— WRITTEN PROBLEM —
Using the entries that follow, count the lines containing the word "this" and give that number by itself.

— GIVEN INFORMATION —
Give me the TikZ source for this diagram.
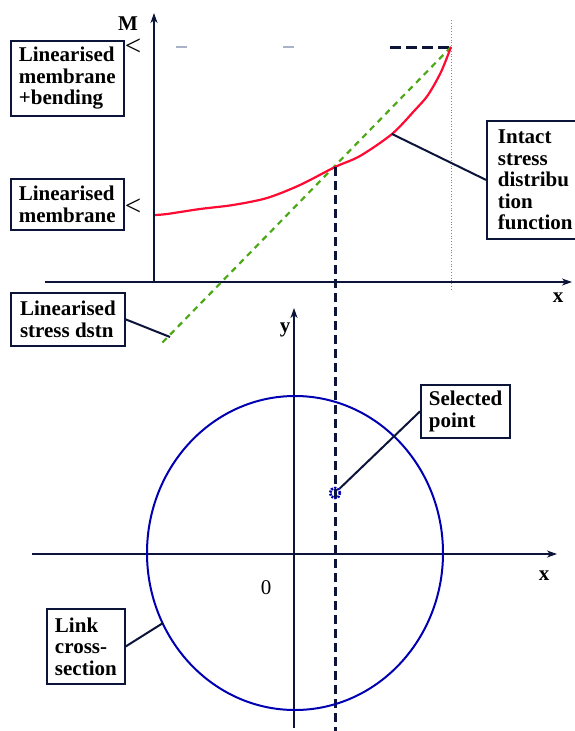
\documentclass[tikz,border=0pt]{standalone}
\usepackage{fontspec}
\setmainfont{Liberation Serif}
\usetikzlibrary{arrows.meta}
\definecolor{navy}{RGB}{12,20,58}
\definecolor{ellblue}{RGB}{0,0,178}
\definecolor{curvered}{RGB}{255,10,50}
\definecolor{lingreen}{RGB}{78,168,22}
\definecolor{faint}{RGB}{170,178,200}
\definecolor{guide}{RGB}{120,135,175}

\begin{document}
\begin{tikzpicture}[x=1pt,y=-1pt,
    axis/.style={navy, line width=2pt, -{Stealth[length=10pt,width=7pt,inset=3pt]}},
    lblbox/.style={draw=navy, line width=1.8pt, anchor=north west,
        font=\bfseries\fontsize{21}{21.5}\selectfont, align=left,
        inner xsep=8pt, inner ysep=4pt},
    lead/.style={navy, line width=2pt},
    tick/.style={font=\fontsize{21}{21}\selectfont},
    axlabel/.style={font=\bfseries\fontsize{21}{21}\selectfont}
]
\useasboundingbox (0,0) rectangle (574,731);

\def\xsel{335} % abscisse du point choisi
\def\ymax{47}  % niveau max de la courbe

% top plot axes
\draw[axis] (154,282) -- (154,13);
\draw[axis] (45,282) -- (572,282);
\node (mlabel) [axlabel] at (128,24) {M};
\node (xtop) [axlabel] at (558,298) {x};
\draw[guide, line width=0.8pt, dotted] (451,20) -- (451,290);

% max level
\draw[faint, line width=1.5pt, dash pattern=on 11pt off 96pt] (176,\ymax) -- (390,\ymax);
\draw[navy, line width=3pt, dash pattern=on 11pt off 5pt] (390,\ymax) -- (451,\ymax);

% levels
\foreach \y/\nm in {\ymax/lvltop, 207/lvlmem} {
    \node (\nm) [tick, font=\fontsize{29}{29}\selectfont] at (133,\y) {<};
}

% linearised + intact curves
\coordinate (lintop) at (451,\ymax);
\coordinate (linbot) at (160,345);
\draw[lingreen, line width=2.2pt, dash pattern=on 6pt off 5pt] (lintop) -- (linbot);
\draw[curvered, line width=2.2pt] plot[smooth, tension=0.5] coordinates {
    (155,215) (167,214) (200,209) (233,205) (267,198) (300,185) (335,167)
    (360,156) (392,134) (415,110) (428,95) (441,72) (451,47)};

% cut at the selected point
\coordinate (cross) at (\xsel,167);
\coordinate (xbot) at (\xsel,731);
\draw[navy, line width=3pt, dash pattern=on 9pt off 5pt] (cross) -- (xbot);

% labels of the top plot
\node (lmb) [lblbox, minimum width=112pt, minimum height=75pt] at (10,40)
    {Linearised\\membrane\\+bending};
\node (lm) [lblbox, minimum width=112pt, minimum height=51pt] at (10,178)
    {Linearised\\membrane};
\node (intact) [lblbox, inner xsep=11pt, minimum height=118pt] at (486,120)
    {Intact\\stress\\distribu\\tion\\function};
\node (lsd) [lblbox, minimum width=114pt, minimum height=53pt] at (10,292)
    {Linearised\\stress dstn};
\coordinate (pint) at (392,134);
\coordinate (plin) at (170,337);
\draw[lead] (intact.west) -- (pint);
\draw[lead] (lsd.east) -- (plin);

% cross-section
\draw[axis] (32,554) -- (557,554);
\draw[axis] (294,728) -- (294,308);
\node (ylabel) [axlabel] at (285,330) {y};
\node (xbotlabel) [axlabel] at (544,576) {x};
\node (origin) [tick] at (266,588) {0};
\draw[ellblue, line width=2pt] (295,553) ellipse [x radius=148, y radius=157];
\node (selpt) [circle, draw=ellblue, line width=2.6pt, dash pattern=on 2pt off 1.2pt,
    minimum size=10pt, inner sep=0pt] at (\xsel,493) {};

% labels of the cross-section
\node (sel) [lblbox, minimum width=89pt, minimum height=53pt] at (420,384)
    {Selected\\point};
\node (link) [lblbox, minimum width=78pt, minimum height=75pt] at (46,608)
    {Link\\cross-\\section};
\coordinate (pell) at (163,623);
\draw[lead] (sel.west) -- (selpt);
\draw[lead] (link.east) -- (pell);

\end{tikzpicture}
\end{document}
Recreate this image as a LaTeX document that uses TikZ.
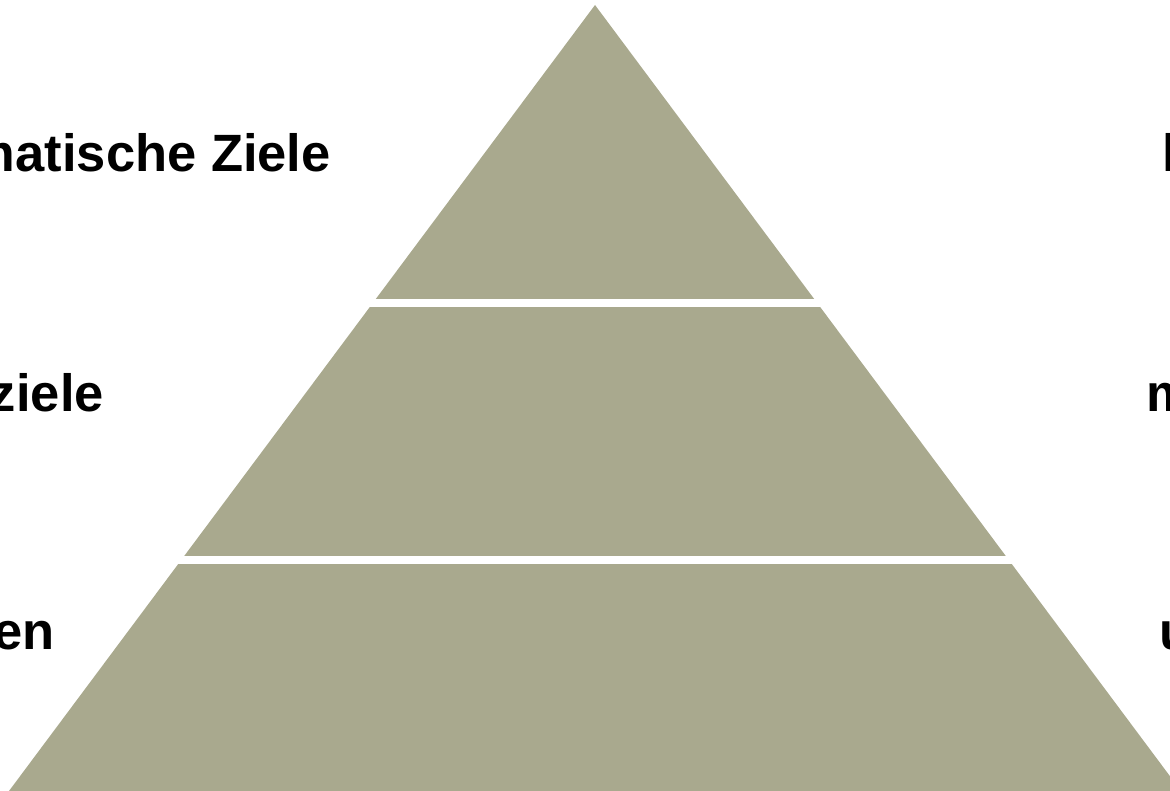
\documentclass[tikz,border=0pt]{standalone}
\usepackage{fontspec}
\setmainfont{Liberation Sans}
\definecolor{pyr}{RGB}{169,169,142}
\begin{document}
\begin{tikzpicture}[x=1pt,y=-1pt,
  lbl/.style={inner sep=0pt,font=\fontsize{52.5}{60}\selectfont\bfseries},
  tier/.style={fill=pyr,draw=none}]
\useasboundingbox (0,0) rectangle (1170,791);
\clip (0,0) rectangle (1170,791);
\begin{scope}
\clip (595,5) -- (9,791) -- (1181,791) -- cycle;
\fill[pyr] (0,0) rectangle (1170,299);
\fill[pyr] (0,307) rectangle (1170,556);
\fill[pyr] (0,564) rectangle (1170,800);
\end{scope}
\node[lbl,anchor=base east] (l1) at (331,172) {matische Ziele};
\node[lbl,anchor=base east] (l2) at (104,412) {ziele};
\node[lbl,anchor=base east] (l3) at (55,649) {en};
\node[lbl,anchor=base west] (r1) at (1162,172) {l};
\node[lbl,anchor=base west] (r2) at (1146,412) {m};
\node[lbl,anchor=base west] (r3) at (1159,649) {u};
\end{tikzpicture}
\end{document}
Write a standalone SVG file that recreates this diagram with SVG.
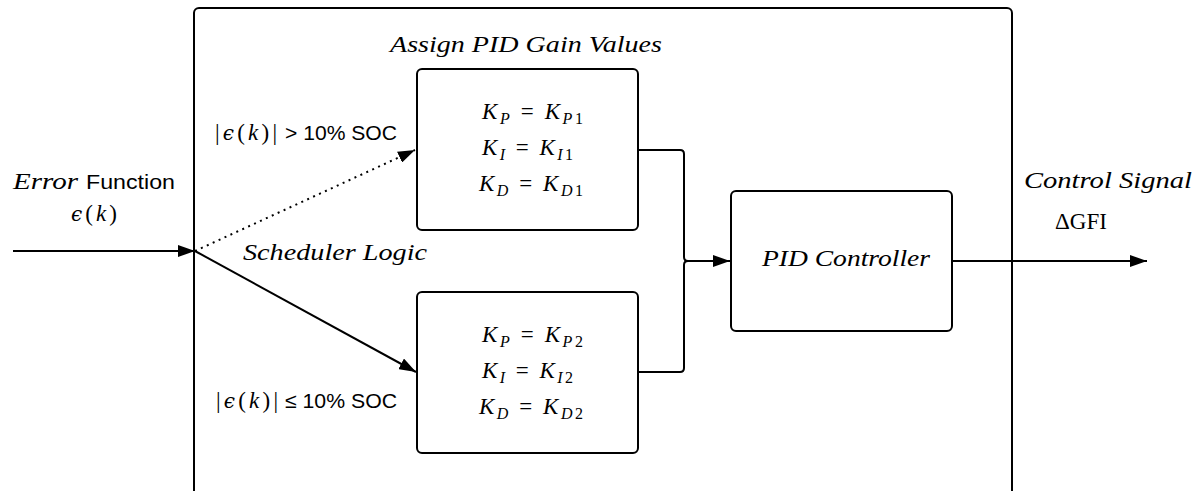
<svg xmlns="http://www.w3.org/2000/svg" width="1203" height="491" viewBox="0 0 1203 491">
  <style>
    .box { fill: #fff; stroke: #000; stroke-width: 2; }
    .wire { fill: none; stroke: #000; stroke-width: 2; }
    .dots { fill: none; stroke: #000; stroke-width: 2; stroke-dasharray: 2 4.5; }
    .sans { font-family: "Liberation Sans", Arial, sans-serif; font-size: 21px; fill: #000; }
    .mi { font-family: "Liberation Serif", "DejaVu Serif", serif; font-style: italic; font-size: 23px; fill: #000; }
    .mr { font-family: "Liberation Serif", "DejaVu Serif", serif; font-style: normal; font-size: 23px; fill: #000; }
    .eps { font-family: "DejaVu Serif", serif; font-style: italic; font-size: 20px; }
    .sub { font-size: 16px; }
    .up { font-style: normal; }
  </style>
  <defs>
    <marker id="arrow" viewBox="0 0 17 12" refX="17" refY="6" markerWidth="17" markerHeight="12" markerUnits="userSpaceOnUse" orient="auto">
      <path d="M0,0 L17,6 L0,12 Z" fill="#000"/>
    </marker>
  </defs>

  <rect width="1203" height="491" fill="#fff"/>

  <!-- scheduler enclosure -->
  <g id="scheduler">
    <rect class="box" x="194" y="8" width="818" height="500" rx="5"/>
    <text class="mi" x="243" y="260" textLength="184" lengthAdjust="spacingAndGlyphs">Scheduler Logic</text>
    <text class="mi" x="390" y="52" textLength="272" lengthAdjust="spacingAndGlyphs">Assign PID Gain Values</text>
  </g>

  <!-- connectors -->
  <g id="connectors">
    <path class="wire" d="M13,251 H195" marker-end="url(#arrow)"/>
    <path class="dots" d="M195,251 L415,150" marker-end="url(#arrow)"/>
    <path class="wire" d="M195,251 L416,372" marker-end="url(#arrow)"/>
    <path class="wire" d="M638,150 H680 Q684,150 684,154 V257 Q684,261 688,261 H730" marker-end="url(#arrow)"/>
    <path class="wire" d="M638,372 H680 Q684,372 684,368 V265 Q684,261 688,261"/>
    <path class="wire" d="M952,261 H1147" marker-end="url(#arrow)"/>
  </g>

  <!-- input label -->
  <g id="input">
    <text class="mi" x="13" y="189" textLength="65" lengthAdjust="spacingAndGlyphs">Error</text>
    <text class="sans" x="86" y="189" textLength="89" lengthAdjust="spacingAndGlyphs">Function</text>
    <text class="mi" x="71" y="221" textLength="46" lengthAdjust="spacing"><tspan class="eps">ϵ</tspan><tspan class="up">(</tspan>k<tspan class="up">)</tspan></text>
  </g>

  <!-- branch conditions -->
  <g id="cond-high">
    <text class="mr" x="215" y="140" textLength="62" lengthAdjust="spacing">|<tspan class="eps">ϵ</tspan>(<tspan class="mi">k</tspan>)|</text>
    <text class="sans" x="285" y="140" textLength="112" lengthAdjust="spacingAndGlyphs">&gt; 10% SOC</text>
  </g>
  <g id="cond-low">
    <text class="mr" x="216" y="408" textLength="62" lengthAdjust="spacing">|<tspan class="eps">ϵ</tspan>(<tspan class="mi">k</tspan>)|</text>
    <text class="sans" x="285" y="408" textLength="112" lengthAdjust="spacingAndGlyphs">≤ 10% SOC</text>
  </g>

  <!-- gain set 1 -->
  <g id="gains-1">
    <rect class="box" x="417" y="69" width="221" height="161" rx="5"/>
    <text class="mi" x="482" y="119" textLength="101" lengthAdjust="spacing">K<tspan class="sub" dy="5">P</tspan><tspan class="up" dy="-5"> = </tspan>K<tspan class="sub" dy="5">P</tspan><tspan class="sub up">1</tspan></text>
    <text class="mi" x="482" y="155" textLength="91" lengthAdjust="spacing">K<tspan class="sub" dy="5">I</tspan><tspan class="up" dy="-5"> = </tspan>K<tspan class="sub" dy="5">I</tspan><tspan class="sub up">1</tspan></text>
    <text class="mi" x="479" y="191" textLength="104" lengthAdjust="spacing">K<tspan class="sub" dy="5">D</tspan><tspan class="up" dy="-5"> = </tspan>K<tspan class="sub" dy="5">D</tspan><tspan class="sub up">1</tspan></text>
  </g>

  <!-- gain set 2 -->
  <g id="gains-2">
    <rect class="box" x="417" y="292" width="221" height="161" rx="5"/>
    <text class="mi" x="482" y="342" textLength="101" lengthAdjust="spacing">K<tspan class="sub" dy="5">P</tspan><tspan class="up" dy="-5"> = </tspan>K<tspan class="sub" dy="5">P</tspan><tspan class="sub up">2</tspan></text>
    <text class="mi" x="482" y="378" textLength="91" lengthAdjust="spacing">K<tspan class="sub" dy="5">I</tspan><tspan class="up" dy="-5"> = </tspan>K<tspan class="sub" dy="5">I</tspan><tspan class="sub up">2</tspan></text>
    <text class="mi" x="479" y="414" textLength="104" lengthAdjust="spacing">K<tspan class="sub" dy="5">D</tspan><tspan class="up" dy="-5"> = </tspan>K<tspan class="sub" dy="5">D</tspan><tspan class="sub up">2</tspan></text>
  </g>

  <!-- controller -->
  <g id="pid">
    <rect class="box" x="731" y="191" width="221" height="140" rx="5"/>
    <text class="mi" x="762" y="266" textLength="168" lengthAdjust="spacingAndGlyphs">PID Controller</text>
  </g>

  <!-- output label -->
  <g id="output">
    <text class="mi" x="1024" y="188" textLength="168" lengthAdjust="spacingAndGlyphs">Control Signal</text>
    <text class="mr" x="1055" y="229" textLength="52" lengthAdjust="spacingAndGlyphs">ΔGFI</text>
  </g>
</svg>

— RESULT OF THE EXERCISE —
3